**Stated goal:**
Output every line below exactly.

--------------------

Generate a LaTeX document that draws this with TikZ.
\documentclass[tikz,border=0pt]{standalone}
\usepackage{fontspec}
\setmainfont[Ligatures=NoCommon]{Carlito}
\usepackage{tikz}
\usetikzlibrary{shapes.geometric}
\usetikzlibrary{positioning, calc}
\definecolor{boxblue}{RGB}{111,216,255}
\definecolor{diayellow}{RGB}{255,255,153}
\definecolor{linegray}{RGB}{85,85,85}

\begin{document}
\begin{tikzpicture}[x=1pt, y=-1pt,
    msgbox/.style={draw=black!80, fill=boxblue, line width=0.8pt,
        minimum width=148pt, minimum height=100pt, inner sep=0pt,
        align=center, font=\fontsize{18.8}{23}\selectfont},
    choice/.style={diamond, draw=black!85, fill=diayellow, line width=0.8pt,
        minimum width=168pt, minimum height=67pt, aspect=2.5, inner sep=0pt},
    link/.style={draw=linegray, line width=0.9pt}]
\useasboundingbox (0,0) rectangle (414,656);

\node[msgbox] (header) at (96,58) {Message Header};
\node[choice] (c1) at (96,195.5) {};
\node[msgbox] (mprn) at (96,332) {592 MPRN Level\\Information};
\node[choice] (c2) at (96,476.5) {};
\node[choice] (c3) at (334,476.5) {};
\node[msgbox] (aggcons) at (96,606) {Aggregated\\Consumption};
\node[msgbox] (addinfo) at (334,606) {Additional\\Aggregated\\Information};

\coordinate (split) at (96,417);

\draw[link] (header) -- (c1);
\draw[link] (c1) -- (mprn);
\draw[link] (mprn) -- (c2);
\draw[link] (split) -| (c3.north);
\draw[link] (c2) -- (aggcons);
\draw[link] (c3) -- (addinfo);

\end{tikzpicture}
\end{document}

--------------------

**Reply:**
Generate a LaTeX document that draws this with TikZ.
\documentclass[tikz,border=0pt]{standalone}
\usepackage{fontspec}
\setmainfont[Ligatures=NoCommon]{Carlito}
\usepackage{tikz}
\usetikzlibrary{shapes.geometric}
\usetikzlibrary{positioning, calc}
\definecolor{boxblue}{RGB}{111,216,255}
\definecolor{diayellow}{RGB}{255,255,153}
\definecolor{linegray}{RGB}{85,85,85}

\begin{document}
\begin{tikzpicture}[x=1pt, y=-1pt,
    msgbox/.style={draw=black!80, fill=boxblue, line width=0.8pt,
        minimum width=148pt, minimum height=100pt, inner sep=0pt,
        align=center, font=\fontsize{18.8}{23}\selectfont},
    choice/.style={diamond, draw=black!85, fill=diayellow, line width=0.8pt,
        minimum width=168pt, minimum height=67pt, aspect=2.5, inner sep=0pt},
    link/.style={draw=linegray, line width=0.9pt}]
\useasboundingbox (0,0) rectangle (414,656);

\node[msgbox] (header) at (96,58) {Message Header};
\node[choice] (c1) at (96,195.5) {};
\node[msgbox] (mprn) at (96,332) {592 MPRN Level\\Information};
\node[choice] (c2) at (96,476.5) {};
\node[choice] (c3) at (334,476.5) {};
\node[msgbox] (aggcons) at (96,606) {Aggregated\\Consumption};
\node[msgbox] (addinfo) at (334,606) {Additional\\Aggregated\\Information};

\coordinate (split) at (96,417);

\draw[link] (header) -- (c1);
\draw[link] (c1) -- (mprn);
\draw[link] (mprn) -- (c2);
\draw[link] (split) -| (c3.north);
\draw[link] (c2) -- (aggcons);
\draw[link] (c3) -- (addinfo);

\end{tikzpicture}
\end{document}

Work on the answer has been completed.